Political pundits note that racial antagonism must be stoked, women outraged, and youth motivated or the President’s party faces a potential “shellacking” in November. Democratic insiders have already acknowledged the value of a marijuana thrust for generating youth turnout. A recent Quinnipiac University poll in Florida showed that young “Millennials” favor marijuana legalization by 72 percent vs. 25 percent.

Does the Times truly care about liberating smoked weed, or are they instead willing to mask their drive for political power behind a proven youth motivator, regardless of the damage? Are they that cynical, or just careless, as they strive to change the conversation about the President’s woeful record?
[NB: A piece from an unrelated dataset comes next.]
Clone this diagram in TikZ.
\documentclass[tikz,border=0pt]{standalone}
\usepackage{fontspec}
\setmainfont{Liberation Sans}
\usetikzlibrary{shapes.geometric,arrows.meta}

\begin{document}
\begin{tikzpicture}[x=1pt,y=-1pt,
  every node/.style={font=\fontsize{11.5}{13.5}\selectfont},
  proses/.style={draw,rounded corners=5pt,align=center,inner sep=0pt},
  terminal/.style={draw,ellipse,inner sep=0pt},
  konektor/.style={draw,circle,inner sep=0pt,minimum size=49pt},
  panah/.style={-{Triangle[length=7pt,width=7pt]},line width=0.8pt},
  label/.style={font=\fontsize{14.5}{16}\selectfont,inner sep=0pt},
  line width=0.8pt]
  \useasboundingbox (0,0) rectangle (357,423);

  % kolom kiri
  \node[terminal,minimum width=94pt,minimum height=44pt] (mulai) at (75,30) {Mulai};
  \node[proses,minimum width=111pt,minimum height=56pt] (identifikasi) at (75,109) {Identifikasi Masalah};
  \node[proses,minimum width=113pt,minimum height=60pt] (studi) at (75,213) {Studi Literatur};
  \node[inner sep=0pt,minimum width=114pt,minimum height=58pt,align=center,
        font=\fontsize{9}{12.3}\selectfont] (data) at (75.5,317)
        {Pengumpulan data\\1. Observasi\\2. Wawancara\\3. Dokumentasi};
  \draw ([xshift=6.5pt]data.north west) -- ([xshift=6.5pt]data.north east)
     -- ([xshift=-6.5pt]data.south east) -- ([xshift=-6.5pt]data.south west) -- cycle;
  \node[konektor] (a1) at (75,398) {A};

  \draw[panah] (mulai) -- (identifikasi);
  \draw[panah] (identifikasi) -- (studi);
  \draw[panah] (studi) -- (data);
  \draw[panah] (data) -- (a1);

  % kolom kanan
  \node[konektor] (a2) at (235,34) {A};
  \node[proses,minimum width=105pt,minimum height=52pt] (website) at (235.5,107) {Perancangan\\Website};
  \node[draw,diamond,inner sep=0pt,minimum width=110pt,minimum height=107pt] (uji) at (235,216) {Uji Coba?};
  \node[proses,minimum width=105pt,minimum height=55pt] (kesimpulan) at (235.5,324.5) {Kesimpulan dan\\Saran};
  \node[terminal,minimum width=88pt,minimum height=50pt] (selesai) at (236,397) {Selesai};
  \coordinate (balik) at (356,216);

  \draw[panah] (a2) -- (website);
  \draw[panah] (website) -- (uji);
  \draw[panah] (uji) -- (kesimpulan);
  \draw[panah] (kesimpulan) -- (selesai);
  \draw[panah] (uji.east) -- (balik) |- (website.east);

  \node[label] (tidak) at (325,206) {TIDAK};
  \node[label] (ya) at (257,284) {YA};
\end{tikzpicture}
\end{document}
Science and medicine are not the only things absent from the վ’ new stance. There is also the question of what has happened to their moral compass. Such a consideration of morality in drug legalization policy is not in fashion today, but is it completely irrelevant?

July 29, 2014 marks the 181st. anniversary of the death of William Wilberforce, the moral compass and passionate crusader behind the abolition of slavery. Is there any justification for invoking the servitude and dehumanization of slavery in the same terms as drug addiction? It was once thought so. In fact, a compelling essay unabashedly makes the parallel explicit:

__“The form of slavery under discussion is drug addiction. It does not have every characteristic of more traditional forms of bondage. But they have enough in common to make the comparison morally valid - and the campaign for drug legalization morally disgusting. … Like plantation slavery, drug addiction is passed on from generation to generation. And this may be the most important similarity: like plantation slavery, addiction can destroy among its victims the social resources most valuable to free people for their own betterment - family life, family traditions, family values….__

__In plantation-time America, mothers were taken from their children. In drug-time America, mothers abandon their children. Do the children suffer less, or the mothers?__

__Anti-abolitionists argue that legalization would make drugs so cheap and available that the profit for crime would be removed. Well-supplied addicts would be peaceful addicts. We would not waste billions for jails and could spend some of the savings helping the addicted become drug-free.__

__That would happen at the very time that new millions of Americans were being enticed into addiction by legalization - somehow.__

__Are we really foolish enough to believe that tens of thousands of drug gang members would meekly steal away, foiled by the marvels of the free market?__

__Not likely. The pushers would cut prices, making more money than ever from the ever-growing mass market. They would immediately increase the potency and variety beyond anything available at any Government-approved narcotics counters. Crime would increase. Crack produces paranoid violence. More permissiveness equals more use equals more violence. And what will legalization do to the brains of Americans drawn into drug slavery by easy availability?__

__Then why do a number of writers and academicians, left to right, support it? … Perhaps the answer is that the legalizers are not dealing with reality in America. I think the reason has to do with class…. The anti-abolitionists, virtually all white and well-to-do, do not see or do not care (about the damage to minority communities). Either way they show symptoms of the callousness of class. That can be a particularly dangerous social disorder.”__

Pretty outrageous stuff, though it does make for compelling comparisons to our current legalization debate. It was written in September, 1989, as a column in the New York Times under the title: “On My Mind: The Case For Slavery.” The author was A. M. Rosenthal. We are unlikely to see his kind of moral compass any longer. That is to our disadvantage.